Connection 2: Clocks <-> Conflict Resolution and MVCC
The parallel: Vector clocks help decide whether versions raced; hybrid logical clocks help assign practical timestamps for snapshots and transaction ordering. Clock choice therefore shapes storage and transaction design, not just theory.
Resources
Optional Deepening Resources
- [PAPER] Time, Clocks, and the Ordering of Events in a Distributed System
- [BOOK] Designing Data-Intensive Applications
- [ARTICLE] Why Vector Clocks Are Easy
- [ARTICLE] Living Without Atomic Clocks
Key Insights
- Physical time is not enough for distributed causality - Network delay and clock skew make plain timestamps an unreliable explanation of event relationships.
- Different clocks answer different questions - Lamport gives cheap ordering, vector clocks expose concurrency, and HLCs provide practical near-physical timestamps with logical safety.
- Clock choice is an architecture decision - It directly affects replication, conflict handling, snapshot semantics, and metadata cost.
Knowledge Check (Test Questions)
-
Which clock type can tell you that two events were truly concurrent, not just differently ordered?
- A) Lamport clocks
- B) Vector clocks
- C) Plain wall-clock timestamps
-
What is the main benefit of Lamport clocks?
- A) They provide perfect physical time.
- B) They give a lightweight ordering signal that respects causality.
- C) They store full causal history for all participants.
-
Why are hybrid logical clocks attractive in practical databases?
- A) They remove the need for replication.
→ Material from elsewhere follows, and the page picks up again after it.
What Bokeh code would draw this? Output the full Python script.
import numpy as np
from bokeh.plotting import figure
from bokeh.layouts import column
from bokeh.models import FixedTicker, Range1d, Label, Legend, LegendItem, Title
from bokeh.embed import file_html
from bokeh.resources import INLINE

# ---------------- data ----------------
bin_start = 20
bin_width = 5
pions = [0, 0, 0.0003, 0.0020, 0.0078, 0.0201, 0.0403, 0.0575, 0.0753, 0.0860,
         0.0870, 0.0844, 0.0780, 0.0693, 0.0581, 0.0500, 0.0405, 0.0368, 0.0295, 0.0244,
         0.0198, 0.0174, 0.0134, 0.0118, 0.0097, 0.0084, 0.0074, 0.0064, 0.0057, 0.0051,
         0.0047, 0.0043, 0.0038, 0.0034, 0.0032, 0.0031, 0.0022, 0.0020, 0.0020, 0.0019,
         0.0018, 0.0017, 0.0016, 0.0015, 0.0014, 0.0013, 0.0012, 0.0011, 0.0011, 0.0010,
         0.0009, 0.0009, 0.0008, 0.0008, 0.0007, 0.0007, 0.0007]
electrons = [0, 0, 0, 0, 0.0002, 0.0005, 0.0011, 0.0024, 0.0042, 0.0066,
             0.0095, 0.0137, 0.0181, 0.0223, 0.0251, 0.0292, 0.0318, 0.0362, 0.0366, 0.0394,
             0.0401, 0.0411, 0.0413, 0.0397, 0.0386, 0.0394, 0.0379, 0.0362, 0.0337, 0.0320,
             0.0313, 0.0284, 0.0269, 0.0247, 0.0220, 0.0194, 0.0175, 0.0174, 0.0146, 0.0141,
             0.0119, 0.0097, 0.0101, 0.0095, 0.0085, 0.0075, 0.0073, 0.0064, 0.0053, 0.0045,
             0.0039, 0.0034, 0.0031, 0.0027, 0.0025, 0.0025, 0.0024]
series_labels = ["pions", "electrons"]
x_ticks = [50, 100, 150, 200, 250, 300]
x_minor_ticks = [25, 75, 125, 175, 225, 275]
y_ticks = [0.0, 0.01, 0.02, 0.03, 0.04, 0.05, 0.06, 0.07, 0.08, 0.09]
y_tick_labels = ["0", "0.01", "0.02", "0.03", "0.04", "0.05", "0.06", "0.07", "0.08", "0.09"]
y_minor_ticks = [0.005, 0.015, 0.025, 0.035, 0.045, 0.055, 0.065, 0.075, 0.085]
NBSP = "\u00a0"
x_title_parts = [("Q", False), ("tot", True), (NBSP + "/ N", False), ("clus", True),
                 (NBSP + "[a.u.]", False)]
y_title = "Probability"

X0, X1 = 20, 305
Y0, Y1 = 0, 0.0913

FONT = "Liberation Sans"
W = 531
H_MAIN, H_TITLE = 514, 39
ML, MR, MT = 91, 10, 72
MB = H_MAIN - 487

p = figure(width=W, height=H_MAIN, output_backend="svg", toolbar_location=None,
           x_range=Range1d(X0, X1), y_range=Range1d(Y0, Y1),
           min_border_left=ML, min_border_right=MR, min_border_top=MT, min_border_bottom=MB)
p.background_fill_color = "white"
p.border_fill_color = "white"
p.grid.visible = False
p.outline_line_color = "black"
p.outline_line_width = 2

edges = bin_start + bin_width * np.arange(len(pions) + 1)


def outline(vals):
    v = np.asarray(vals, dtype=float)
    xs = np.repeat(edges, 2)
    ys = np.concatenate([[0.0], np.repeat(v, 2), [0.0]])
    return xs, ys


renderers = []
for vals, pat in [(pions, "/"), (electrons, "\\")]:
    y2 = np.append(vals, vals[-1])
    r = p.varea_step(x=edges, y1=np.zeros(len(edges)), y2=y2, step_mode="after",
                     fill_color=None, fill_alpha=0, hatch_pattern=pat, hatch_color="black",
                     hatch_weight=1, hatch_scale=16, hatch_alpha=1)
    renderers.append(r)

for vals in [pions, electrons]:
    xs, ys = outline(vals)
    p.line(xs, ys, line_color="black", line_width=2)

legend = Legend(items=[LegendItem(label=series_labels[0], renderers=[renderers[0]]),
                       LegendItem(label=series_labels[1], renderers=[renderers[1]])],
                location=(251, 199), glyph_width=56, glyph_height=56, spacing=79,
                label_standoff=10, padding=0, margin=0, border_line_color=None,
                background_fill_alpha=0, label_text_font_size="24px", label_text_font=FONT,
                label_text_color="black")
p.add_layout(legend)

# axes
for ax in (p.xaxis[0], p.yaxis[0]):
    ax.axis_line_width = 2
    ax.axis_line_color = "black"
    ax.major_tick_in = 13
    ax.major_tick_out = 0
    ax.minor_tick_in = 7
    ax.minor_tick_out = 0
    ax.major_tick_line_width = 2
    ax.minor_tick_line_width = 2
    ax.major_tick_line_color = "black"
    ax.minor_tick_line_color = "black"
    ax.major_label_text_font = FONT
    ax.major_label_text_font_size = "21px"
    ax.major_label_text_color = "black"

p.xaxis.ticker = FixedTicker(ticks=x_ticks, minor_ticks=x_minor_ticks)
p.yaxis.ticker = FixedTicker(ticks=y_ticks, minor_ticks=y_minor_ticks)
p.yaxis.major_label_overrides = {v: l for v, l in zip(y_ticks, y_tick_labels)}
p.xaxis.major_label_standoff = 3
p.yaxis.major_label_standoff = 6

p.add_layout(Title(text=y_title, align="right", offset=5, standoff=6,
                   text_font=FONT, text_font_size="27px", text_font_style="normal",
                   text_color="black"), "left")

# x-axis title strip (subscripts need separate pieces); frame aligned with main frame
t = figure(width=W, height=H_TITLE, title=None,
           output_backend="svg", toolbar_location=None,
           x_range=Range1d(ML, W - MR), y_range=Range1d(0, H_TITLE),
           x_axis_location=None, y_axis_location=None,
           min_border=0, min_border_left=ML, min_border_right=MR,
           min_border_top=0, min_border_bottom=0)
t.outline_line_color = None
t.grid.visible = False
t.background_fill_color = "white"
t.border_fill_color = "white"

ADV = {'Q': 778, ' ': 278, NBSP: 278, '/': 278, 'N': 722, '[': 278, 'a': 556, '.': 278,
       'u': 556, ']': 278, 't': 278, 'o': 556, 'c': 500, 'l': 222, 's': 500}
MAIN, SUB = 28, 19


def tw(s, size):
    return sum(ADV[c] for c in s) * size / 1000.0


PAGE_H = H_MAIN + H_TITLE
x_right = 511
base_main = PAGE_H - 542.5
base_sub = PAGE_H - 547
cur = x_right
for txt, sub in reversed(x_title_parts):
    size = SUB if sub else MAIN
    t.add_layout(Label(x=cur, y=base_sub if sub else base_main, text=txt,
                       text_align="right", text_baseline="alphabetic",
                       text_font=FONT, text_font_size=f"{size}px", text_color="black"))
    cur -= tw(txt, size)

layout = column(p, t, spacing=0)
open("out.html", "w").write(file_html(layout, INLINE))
- B) They combine timestamps close to physical time with logical monotonicity under distributed messaging.
- C) They detect concurrency more precisely than vector clocks.
Answers
1. B: Vector clocks can show that neither version happened after the other, which is exactly how they expose concurrency.
2. B: Lamport clocks are small and cheap while still ensuring that causal order is not reversed in the logical timestamp order.
3. B: HLCs are useful because they stay close to wall-clock time but add logical protection when physical time alone would break monotonicity.